By See Noevo (not verified) on 10 Jun 2016 #permalink

And, of course, we’re one of the objects that are caught up in the expansion of the universe.
So, basically, *everything* will be moving faster than the speed of light.

Are you attempting to make some sort of eschatological point or just down to throwing attention-duds?

"Suppose for a moment that the 1st dimension segways"

It's spelt segue. Yeah, a bit odd, but that's what spelling frequently is in a dynamic living language.

"a line that on 1 end splits into the second, which explodes into a 3rd dimension, the creation of the 3rd creates motion and distance. "

That's called "rotating out of the plane" and is nothing new or explains FTL expansion.

"It’s clear working backwards that higher dimensions must be built off lower dimensions"

So clear it was incapable of being seen as to why.

"So, basically, *everything* will be moving faster than the speed of light."

So, basically, your claim did not follow on from the predicate.

You do not know logic.

The answer to this should be obvious to regular readers.
Spacetime itself is what expands, and at the difference between two sufficiently distant points, the rate of expansion is faster than c. This we observe in the red-shift and the progressive loss of distant galaxies from view.

“It’s clear working backwards that higher dimensions must be built off lower dimensions”

That 1 line is building block for 2, and that motion is a building block for time. Depth doesn't exist with length, and time dosent exist motion. Why would a higher dimension exist without a lower one. If they didn't come to exist at the same time the 1st would have come first, no?

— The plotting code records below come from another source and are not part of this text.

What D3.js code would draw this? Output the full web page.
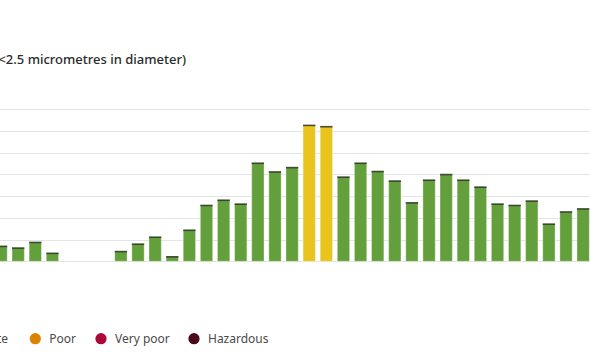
<!DOCTYPE html>
<html>
<head>
<meta charset="utf-8">
<script src="https://cdn.jsdelivr.net/npm/d3@7"></script>
<style>
  body { margin: 0; background: #fff; }
  svg { display: block; font-family: "Noto Sans", sans-serif; }
</style>
</head>
<body>
<svg id="chart" width="590" height="354"></svg>
<script>
// hourly PM2.5 readings (µg/m³), null = no reading
const hours = ["Mon 13:00", "Mon 14:00", "Mon 15:00", "Mon 16:00", "Mon 17:00", "Mon 18:00", "Mon 19:00",
  "Mon 20:00", "Mon 21:00", "Mon 22:00", "Mon 23:00", "Tue 00:00", "Tue 01:00", "Tue 02:00", "Tue 03:00",
  "Tue 04:00", "Tue 05:00", "Tue 06:00", "Tue 07:00", "Tue 08:00", "Tue 09:00", "Tue 10:00", "Tue 11:00",
  "Tue 12:00", "Tue 13:00", "Tue 14:00", "Tue 15:00", "Tue 16:00", "Tue 17:00", "Tue 18:00", "Tue 19:00",
  "Tue 20:00", "Tue 21:00", "Tue 22:00", "Tue 23:00"];
const pm25 = [3.5, 3.1, 4.4, 1.9, null, null, null, 2.3, 4.0, 5.6, 1.1, 7.2, 12.9, 14.1, 13.2,
  22.6, 20.6, 21.6, 31.3, 31.0, 19.4, 22.6, 20.7, 18.5, 13.5, 18.7, 20.0, 18.7, 17.1,
  13.2, 12.9, 13.9, 8.6, 11.4, 12.1];
const yTicks = [0, 5, 10, 15, 20, 25, 30, 35];
const categories = ["Moderate", "Poor", "Very poor", "Hazardous"];
const catColors = ["#e8c41d", "#db8200", "#ad073a", "#4b0a1c"];
const goodColor = "#63a03b";

const svg = d3.select("#chart");

const x = d3.scaleBand()
  .domain(hours)
  .range([-7.5, 591.7])
  .paddingInner(0.28)
  .paddingOuter(0.14);

const y = d3.scaleLinear()
  .domain([0, 35])
  .range([261.3, 109]);

// title (left part sits outside the crop)
svg.append("text")
  .attr("x", 186)
  .attr("y", 64)
  .attr("text-anchor", "end")
  .style("font-size", "13px")
  .style("font-weight", 500)
  .attr("fill", "#2b2b2b")
  .text("PM2.5 fine particles (<2.5 micrometres in diameter)");

// gridlines
svg.append("g")
  .selectAll("line")
  .data(yTicks)
  .enter()
  .append("line")
  .attr("x1", -10)
  .attr("x2", 600)
  .attr("y1", d => Math.round(y(d)) + 0.5)
  .attr("y2", d => Math.round(y(d)) + 0.5)
  .attr("stroke", "#e3e4e8")
  .attr("stroke-width", 1.2);

const barColor = v => v >= 300 ? catColors[3] : v >= 100 ? catColors[2] : v >= 50 ? catColors[1] : v >= 25 ? catColors[0] : goodColor;

const data = hours.map((h, i) => ({ hour: h, value: pm25[i] })).filter(d => d.value != null);

const bars = svg.append("g")
  .selectAll("g")
  .data(data)
  .enter()
  .append("g");

bars.append("rect")
  .attr("x", d => x(d.hour))
  .attr("width", x.bandwidth())
  .attr("y", d => y(d.value))
  .attr("height", d => y(0) - y(d.value))
  .attr("fill", d => barColor(d.value))
  .attr("stroke", "#ffffff")
  .attr("stroke-opacity", 0.35)
  .attr("stroke-width", 1);

// dark cap on top of each bar
bars.append("rect")
  .attr("x", d => x(d.hour))
  .attr("width", x.bandwidth())
  .attr("y", d => y(d.value) - 0.5)
  .attr("height", 1.6)
  .attr("fill", "#2d3328")
  .attr("opacity", 0.85);

// legend
const legendX = [8, 35.3, 101, 194];
const legend = svg.append("g")
  .selectAll("g")
  .data(categories)
  .enter()
  .append("g");

legend.filter((d, i) => i > 0).append("circle")
  .attr("cx", (d, i) => legendX[i + 1])
  .attr("cy", 338.7)
  .attr("r", 5.6)
  .attr("fill", (d, i) => catColors[i + 1]);

legend.append("text")
  .attr("x", (d, i) => i === 0 ? legendX[0] : legendX[i] + 14)
  .attr("y", 343)
  .attr("text-anchor", (d, i) => i === 0 ? "end" : "start")
  .style("font-size", "12px")
  .attr("fill", "#4a4a4a")
  .text(d => d);
</script>
</body>
</html>
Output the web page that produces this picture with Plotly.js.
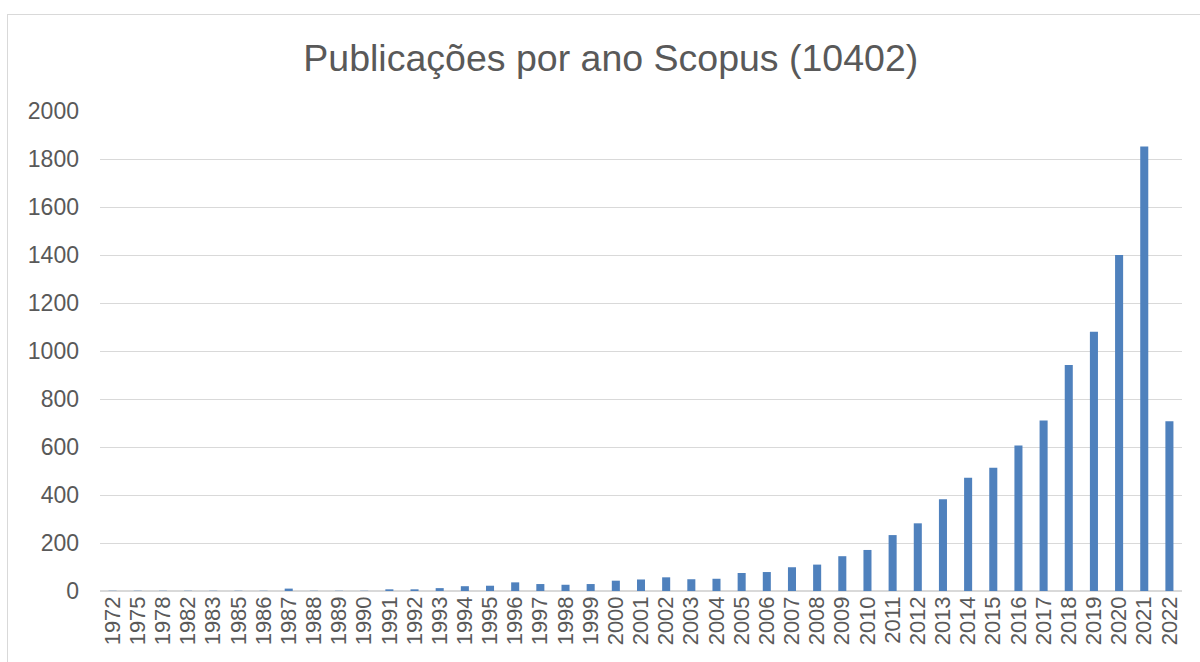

Some quotes [and my thoughts] from a recent article that touches, ultimately, on universal expansion:

“Astronomers have uncovered evidence for a vast collection of young galaxies 12 billion light years away. The newly discovered "proto-cluster" of galaxies, observed when the universe was only 1.7 billion years old (12% of its present age), is one of the most massive structures known at that distance…
Clusters this massive are EXTREMELY RARE: only a handful of candidates are known AT SUCH EARLY TIMES…”

[Amazing, isn’t it, that not only did stars *somehow* form very early in the universe’s life, but galaxies and massive clusters of galaxies, too!?]
………..
“Matter in the universe organizes itself into large structures through the action of gravity…
[But then…]

“The formation and early history of these clusters is NOT WELL UNDERSTOOD.”

[That’s quite a remarkable couplet. It's almost like, well, then how can you claim the first part?]
…………………….
“The prevalence of massive clusters in the young universe can help constrain the size and expansion history of the universe.”

[Instant replay: “The prevalence of massive clusters in the young universe can help CONSTRAIN the SIZE and EXPANSION history of the universe.”
I don’t think I’ve heard that before. Not even from Ethan.]

http://phys.org/news/2016-05-young-mammoth-cluster-galaxies-sighted.html

By See Noevo (not verified) on 12 Jun 2016 #permalink

[Amazing, isn’t it, that not only did stars *somehow* form very early in the universe’s life, but galaxies and massive clusters of galaxies, too!?]

Um, no. What do you think galaxies are made of?

Hint: Read the title of the paper provided in your link, which is simply uncredited regurgitation of a NOAO press release. Figure out what the missing character is.* Then figure out what the accompanying number for earliest star formation would be.

* Then again, you could also try to find the press release, which doesn't have this error but does have the arXiv preprint.

^ Hint #2: The answer isn't "stars."

^^ Actually, scrap the explicit Population III reference, sorry.

"Not well understood" doesn't mean "we don't know anything about it." It means "there is more to learn."

Hurricane formation was not well understood in 1916, but hurricanes existed, and people knew that they existed and were dangerous. Leavened bread was invented long before people understood the chemistry involved. (Two random examples from very different fields, both of which affect my and possibly your life.)